Information shown:
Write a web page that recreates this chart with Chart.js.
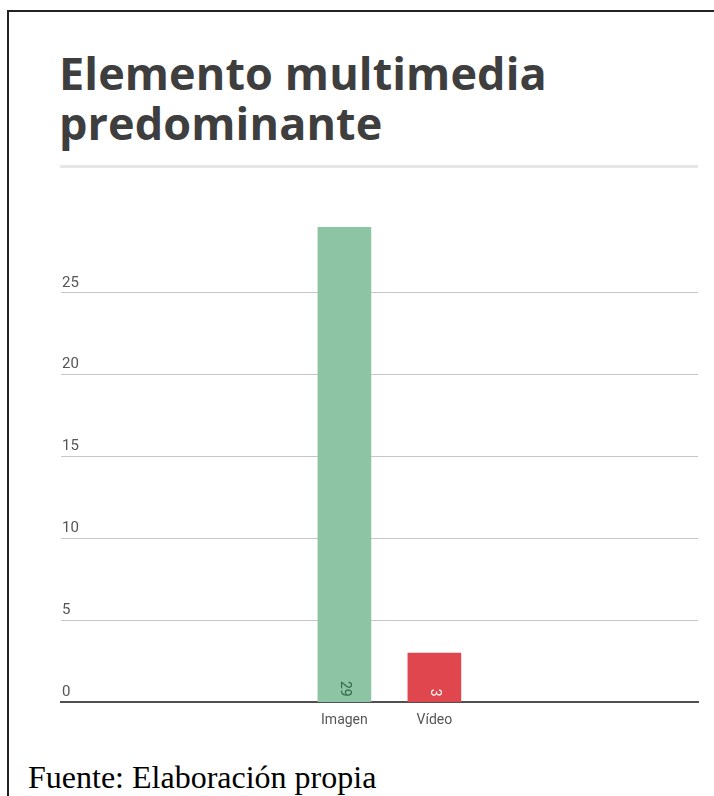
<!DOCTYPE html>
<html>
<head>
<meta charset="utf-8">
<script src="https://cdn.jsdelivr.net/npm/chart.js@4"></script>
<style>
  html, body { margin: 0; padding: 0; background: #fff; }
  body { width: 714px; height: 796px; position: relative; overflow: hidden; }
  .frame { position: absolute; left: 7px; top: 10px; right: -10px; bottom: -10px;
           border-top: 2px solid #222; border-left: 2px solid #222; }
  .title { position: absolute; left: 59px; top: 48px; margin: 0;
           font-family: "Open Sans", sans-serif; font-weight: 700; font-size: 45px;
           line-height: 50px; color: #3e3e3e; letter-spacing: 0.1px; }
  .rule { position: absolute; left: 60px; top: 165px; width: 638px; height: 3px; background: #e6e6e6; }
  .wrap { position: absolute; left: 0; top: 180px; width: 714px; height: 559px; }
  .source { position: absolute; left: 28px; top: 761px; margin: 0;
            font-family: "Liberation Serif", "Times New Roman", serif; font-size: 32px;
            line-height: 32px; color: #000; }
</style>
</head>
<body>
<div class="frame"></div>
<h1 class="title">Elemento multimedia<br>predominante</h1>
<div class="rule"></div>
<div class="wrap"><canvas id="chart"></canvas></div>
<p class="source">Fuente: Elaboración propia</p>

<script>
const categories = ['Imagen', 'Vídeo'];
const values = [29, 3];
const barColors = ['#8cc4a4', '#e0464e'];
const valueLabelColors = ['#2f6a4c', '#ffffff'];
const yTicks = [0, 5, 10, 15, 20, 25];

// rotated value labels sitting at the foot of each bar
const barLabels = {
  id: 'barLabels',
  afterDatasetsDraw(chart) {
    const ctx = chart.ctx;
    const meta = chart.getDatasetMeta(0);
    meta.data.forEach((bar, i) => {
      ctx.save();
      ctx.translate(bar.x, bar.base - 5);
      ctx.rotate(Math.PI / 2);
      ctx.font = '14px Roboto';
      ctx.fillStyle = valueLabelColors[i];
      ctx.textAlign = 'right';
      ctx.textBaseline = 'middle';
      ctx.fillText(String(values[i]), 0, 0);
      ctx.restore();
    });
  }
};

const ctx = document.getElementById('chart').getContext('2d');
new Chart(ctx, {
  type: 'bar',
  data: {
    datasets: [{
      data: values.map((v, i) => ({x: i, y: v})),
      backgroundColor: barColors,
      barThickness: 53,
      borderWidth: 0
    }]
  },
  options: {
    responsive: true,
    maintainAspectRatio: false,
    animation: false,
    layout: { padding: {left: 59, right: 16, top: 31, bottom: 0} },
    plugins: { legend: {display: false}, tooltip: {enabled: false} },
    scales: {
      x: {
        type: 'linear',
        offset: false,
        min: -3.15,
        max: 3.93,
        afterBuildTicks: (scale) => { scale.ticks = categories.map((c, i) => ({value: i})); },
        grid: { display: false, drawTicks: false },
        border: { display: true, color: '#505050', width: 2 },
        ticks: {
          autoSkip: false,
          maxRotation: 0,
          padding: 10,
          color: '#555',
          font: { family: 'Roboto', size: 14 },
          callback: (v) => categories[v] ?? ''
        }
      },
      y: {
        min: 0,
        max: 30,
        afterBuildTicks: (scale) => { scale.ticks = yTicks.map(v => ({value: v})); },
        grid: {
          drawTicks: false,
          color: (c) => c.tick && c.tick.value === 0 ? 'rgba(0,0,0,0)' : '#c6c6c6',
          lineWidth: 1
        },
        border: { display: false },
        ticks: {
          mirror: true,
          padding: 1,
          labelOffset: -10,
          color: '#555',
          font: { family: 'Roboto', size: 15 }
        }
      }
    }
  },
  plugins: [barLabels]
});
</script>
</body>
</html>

The problem: Print out the material word for word, omitting the pictures.

Finished answer:
Write a web page that recreates this chart with Chart.js.
<!DOCTYPE html>
<html>
<head>
<meta charset="utf-8">
<script src="https://cdn.jsdelivr.net/npm/chart.js@4"></script>
<style>
  html, body { margin: 0; padding: 0; background: #fff; }
  body { width: 714px; height: 796px; position: relative; overflow: hidden; }
  .frame { position: absolute; left: 7px; top: 10px; right: -10px; bottom: -10px;
           border-top: 2px solid #222; border-left: 2px solid #222; }
  .title { position: absolute; left: 59px; top: 48px; margin: 0;
           font-family: "Open Sans", sans-serif; font-weight: 700; font-size: 45px;
           line-height: 50px; color: #3e3e3e; letter-spacing: 0.1px; }
  .rule { position: absolute; left: 60px; top: 165px; width: 638px; height: 3px; background: #e6e6e6; }
  .wrap { position: absolute; left: 0; top: 180px; width: 714px; height: 559px; }
  .source { position: absolute; left: 28px; top: 761px; margin: 0;
            font-family: "Liberation Serif", "Times New Roman", serif; font-size: 32px;
            line-height: 32px; color: #000; }
</style>
</head>
<body>
<div class="frame"></div>
<h1 class="title">Elemento multimedia<br>predominante</h1>
<div class="rule"></div>
<div class="wrap"><canvas id="chart"></canvas></div>
<p class="source">Fuente: Elaboración propia</p>

<script>
const categories = ['Imagen', 'Vídeo'];
const values = [29, 3];
const barColors = ['#8cc4a4', '#e0464e'];
const valueLabelColors = ['#2f6a4c', '#ffffff'];
const yTicks = [0, 5, 10, 15, 20, 25];

// rotated value labels sitting at the foot of each bar
const barLabels = {
  id: 'barLabels',
  afterDatasetsDraw(chart) {
    const ctx = chart.ctx;
    const meta = chart.getDatasetMeta(0);
    meta.data.forEach((bar, i) => {
      ctx.save();
      ctx.translate(bar.x, bar.base - 5);
      ctx.rotate(Math.PI / 2);
      ctx.font = '14px Roboto';
      ctx.fillStyle = valueLabelColors[i];
      ctx.textAlign = 'right';
      ctx.textBaseline = 'middle';
      ctx.fillText(String(values[i]), 0, 0);
      ctx.restore();
    });
  }
};

const ctx = document.getElementById('chart').getContext('2d');
new Chart(ctx, {
  type: 'bar',
  data: {
    datasets: [{
      data: values.map((v, i) => ({x: i, y: v})),
      backgroundColor: barColors,
      barThickness: 53,
      borderWidth: 0
    }]
  },
  options: {
    responsive: true,
    maintainAspectRatio: false,
    animation: false,
    layout: { padding: {left: 59, right: 16, top: 31, bottom: 0} },
    plugins: { legend: {display: false}, tooltip: {enabled: false} },
    scales: {
      x: {
        type: 'linear',
        offset: false,
        min: -3.15,
        max: 3.93,
        afterBuildTicks: (scale) => { scale.ticks = categories.map((c, i) => ({value: i})); },
        grid: { display: false, drawTicks: false },
        border: { display: true, color: '#505050', width: 2 },
        ticks: {
          autoSkip: false,
          maxRotation: 0,
          padding: 10,
          color: '#555',
          font: { family: 'Roboto', size: 14 },
          callback: (v) => categories[v] ?? ''
        }
      },
      y: {
        min: 0,
        max: 30,
        afterBuildTicks: (scale) => { scale.ticks = yTicks.map(v => ({value: v})); },
        grid: {
          drawTicks: false,
          color: (c) => c.tick && c.tick.value === 0 ? 'rgba(0,0,0,0)' : '#c6c6c6',
          lineWidth: 1
        },
        border: { display: false },
        ticks: {
          mirror: true,
          padding: 1,
          labelOffset: -10,
          color: '#555',
          font: { family: 'Roboto', size: 15 }
        }
      }
    }
  },
  plugins: [barLabels]
});
</script>
</body>
</html>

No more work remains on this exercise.